What you should do: Quote word for word the lines below, beginning with the first and ending with the one that has "import * as". Drop the pictures.

:::::

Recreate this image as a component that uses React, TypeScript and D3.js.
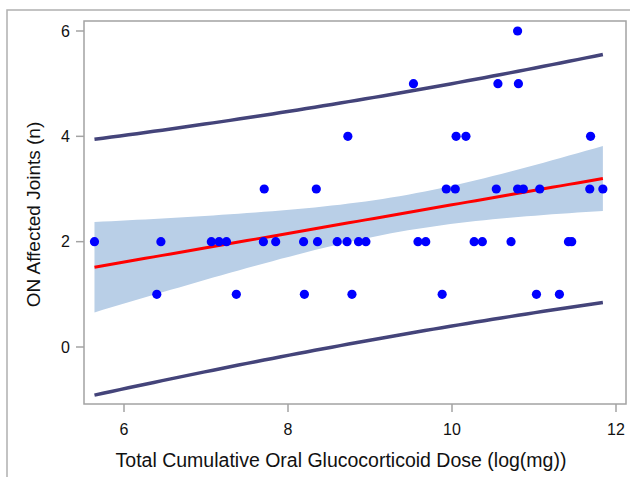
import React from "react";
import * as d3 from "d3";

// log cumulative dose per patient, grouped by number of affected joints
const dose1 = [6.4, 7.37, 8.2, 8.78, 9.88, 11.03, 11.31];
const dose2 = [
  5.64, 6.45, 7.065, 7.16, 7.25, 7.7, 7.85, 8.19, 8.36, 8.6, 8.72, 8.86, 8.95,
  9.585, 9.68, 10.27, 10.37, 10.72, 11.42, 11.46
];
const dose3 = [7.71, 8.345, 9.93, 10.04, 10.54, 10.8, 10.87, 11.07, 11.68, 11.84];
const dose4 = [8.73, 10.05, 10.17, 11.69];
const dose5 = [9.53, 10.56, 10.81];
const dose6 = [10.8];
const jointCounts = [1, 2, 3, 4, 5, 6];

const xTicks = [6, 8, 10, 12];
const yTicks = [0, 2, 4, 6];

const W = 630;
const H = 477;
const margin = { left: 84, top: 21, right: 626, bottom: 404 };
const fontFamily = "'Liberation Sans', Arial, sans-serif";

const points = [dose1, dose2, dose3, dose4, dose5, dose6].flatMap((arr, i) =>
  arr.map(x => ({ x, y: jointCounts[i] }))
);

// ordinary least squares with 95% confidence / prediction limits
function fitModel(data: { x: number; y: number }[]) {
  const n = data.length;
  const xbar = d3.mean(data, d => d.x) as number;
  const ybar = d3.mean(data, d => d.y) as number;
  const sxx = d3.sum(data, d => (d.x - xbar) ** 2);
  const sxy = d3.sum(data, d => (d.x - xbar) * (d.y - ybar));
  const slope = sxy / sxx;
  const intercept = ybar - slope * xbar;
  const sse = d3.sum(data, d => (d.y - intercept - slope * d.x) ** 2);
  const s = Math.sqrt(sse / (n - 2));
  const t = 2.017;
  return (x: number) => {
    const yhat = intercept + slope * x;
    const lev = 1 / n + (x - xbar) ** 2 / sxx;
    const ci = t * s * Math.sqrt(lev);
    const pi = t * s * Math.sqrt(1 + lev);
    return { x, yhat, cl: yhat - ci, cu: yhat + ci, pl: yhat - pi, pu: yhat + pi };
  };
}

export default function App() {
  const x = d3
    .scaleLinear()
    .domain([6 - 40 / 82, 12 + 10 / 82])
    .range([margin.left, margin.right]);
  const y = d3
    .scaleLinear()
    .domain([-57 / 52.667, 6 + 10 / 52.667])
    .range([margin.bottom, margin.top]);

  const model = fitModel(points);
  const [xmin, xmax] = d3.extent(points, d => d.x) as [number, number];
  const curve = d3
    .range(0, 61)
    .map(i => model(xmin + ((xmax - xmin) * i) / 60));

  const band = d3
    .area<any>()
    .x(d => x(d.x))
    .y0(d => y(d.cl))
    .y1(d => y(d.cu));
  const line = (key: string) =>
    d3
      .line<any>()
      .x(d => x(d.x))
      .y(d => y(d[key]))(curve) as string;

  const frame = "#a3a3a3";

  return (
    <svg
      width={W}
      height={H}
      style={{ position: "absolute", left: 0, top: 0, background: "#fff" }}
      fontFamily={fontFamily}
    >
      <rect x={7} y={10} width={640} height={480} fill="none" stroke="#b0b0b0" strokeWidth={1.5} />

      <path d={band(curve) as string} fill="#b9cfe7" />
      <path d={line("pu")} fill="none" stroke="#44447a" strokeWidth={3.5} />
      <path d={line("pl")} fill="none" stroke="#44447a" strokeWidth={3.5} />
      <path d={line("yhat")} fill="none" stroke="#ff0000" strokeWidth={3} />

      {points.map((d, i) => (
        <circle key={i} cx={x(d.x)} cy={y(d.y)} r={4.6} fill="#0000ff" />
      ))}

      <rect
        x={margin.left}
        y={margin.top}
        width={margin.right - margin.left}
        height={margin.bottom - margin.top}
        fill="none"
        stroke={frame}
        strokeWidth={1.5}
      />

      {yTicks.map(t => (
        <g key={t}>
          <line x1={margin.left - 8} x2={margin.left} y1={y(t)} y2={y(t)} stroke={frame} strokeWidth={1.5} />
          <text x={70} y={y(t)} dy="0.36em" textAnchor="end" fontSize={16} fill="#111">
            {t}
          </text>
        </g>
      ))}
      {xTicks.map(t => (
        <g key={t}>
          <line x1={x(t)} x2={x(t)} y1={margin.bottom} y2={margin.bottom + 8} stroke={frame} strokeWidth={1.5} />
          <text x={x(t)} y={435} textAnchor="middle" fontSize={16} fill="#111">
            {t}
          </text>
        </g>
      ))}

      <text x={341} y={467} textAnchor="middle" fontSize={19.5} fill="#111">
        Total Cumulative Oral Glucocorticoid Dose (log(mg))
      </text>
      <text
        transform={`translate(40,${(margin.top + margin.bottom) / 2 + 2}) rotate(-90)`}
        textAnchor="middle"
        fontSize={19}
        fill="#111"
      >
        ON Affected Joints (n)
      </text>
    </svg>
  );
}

:::::

Finished exercise:
Recreate this image as a component that uses React, TypeScript and D3.js.
import React from "react";
import * as d3 from "d3";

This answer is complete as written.